3 Things Wrong with Test Pep Rallies

In 2011, I made clear my concerns with "Test Pep Rallies" with my blog post "Test Pep Rallies: Good Practice or Waste of Time?" I still feel that such practices are more harmful than useful. As in my earlier post, I still believe that:

  • Test Pep Rallies potentially harm students and learning. It's one thing to encourage a student to do his or her best; it's another to place emphasis on performance levels, where self-worth might be wrongly tied to test results. In my thinking, Test Pep Rallies have too much potential for making state test results too important, especially if held for the purpose of promoting test performance. Encourage students to always do their best, not just when testing season comes along.
  • Test Pep Rallies reinforce the "Culture of Test Prep" in schools rather than worthwhile learning. Very little worthwhile learning takes place in schools where test prep is the goal for everything the school does.Its one thing to use data in decision-making; its quite another to use test results to determine everything that happens. Test Pep Rallies are about Test Prep, not about celebrating accomplishment. They're shortsighted practices for the short term that has not lasting impact on anything.
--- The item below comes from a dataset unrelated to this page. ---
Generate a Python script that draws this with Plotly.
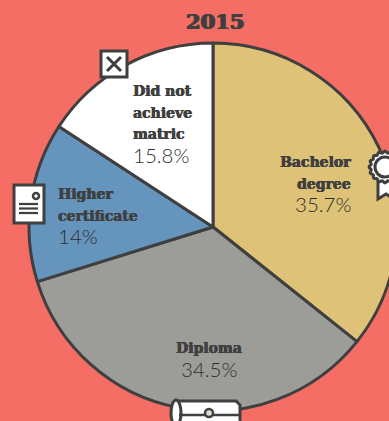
import math
import plotly.graph_objects as go

categories = ["Bachelor degree", "Diploma", "Higher certificate", "Did not achieve matric"]
values = [35.7, 34.5, 14, 15.8]
value_labels = ["35.7%", "34.5%", "14%", "15.8%"]
label_lines = [["Bachelor", "degree"], ["Diploma"], ["Higher", "certificate"], ["Did not", "achieve", "matric"]]
colors = ["#DEC277", "#9C9D98", "#6594BD", "#FFFFFF"]
title = "2015"

W, H = 430, 421
BG = "#F56E66"
DARK = "#3F3F3F"
CX, CY, R = 213, 227, 184


def px(x):
    return x / W


def py(y):
    return 1 - y / H


fig = go.Figure(go.Pie(
    labels=categories, values=values, sort=False, direction="clockwise", rotation=0,
    marker=dict(colors=colors, line=dict(color=DARK, width=3)),
    textinfo="none", hoverinfo="label+percent", showlegend=False,
    domain=dict(x=[(CX - R) / W, (CX + R) / W], y=[py(CY + R), py(CY - R)]),
))

ann = []


def text(x, y, s, size, family, anchor="left", shadow=None, color=DARK):
    font = dict(family=family, size=size, color=color)
    if shadow:
        font["shadow"] = shadow
    ann.append(dict(x=px(x), y=py(y), xref="paper", yref="paper", text=s, showarrow=False,
                    xanchor=anchor, yanchor="middle", align=anchor, font=font,
                    borderpad=0, borderwidth=0))


LBL = "DejaVu Serif"
NUM = "Lato Light, Lato"
HEAVY = f"0.5px 0 0 {DARK}, -0.3px 0 0 {DARK}"
text(215, 22, f"<b>{title}</b>", 21, LBL, "center", shadow=f"0.8px 0 0 {DARK}, -0.8px 0 0 {DARK}")

# (x, first line y, line step, anchor, value y)
placement = [
    (351, 162, 21.5, "right", 205),
    (209, 348, 0, "center", 370),
    (58, 194, 22, "left", 237),
    (133, 91, 21.5, "left", 156),
]
for lines, val, (x, y0, step, anchor, vy) in zip(label_lines, value_labels, placement):
    for i, ln in enumerate(lines):
        text(x, y0 + i * step, f"<b>{ln}</b>", 14, LBL, anchor, shadow=HEAVY)
    text(x, vy - 1, val, 20.5, NUM, anchor, color="#2E2E2E")

shapes = []
LINE = dict(color=DARK, width=3)


def rect(x0, y0, x1, y1, fill="#FFFFFF", line=LINE):
    shapes.append(dict(type="rect", xref="paper", yref="paper", x0=px(x0), x1=px(x1),
                       y0=py(y0), y1=py(y1), fillcolor=fill, line=line, layer="above"))


def seg(x0, y0, x1, y1, width=3):
    shapes.append(dict(type="line", xref="paper", yref="paper", x0=px(x0), x1=px(x1),
                       y0=py(y0), y1=py(y1), line=dict(color=DARK, width=width), layer="above"))


def circle(cx, cy, r, fill="#FFFFFF", width=3):
    shapes.append(dict(type="circle", xref="paper", yref="paper", x0=px(cx - r), x1=px(cx + r),
                       y0=py(cy + r), y1=py(cy - r), fillcolor=fill,
                       line=dict(color=DARK, width=width), layer="above"))


def path(points, fill="#FFFFFF"):
    d = "M " + " L ".join(f"{px(x):.5f},{py(y):.5f}" for x, y in points) + " Z"
    shapes.append(dict(type="path", xref="paper", yref="paper", path=d, fillcolor=fill,
                       line=LINE, layer="above"))


# cross box
rect(101, 51, 127, 77)
seg(107, 57, 121, 71)
seg(121, 57, 107, 71)

# document
rect(14, 185, 44, 223)
circle(36, 196, 3, fill="#FFFFFF", width=2.5)
for yy in (204, 208.5, 213):
    seg(19, yy, 38, yy, 2.2)

# rosette ribbon and badge
path([(378, 178), (378, 199), (386, 194), (394, 199), (394, 178)])
pts = []
for k in range(160):
    a = 2 * math.pi * k / 160
    r = 15 + 0.9 * math.cos(16 * a)
    pts.append((385 + r * math.cos(a), 167 + r * math.sin(a)))
path(pts)
circle(385, 167, 10, fill="#FFFFFF", width=3)

# scroll
path([(176, 401), (236, 401), (240, 405), (240, 425), (176, 425)])
shapes.append(dict(type="circle", xref="paper", yref="paper", x0=px(171), x1=px(181),
                   y0=py(426), y1=py(400), fillcolor="#FFFFFF", line=LINE, layer="above"))
seg(179, 415, 240, 415, 2.5)
circle(209, 413, 4, fill="#DDDDD0", width=2.5)

fig.update_layout(
    width=W, height=H, margin=dict(l=0, r=0, t=0, b=0),
    paper_bgcolor=BG, plot_bgcolor=BG, annotations=ann, shapes=shapes,
)
fig.write_html(
    "out.html",
    config={"displayModeBar": False},
    post_script="document.documentElement.style.overflow='hidden';document.body.style.overflow='hidden';document.body.style.margin='0';document.documentElement.style.background='%s';" % BG,
)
  • Test Pep Rallies are a waste of time. Why do we even want to elevate a standardized test to such a high level? Students could be celebrating real learning and accomplishments instead of focusing on a test no one will pay attention to five or ten years in the future.
In the season of testing, it is so important for administrators to keep testing in perspective. Elevating standardized testing through Test Pep Rallies places too much emphasis on something that already consumes too much of our instructional time.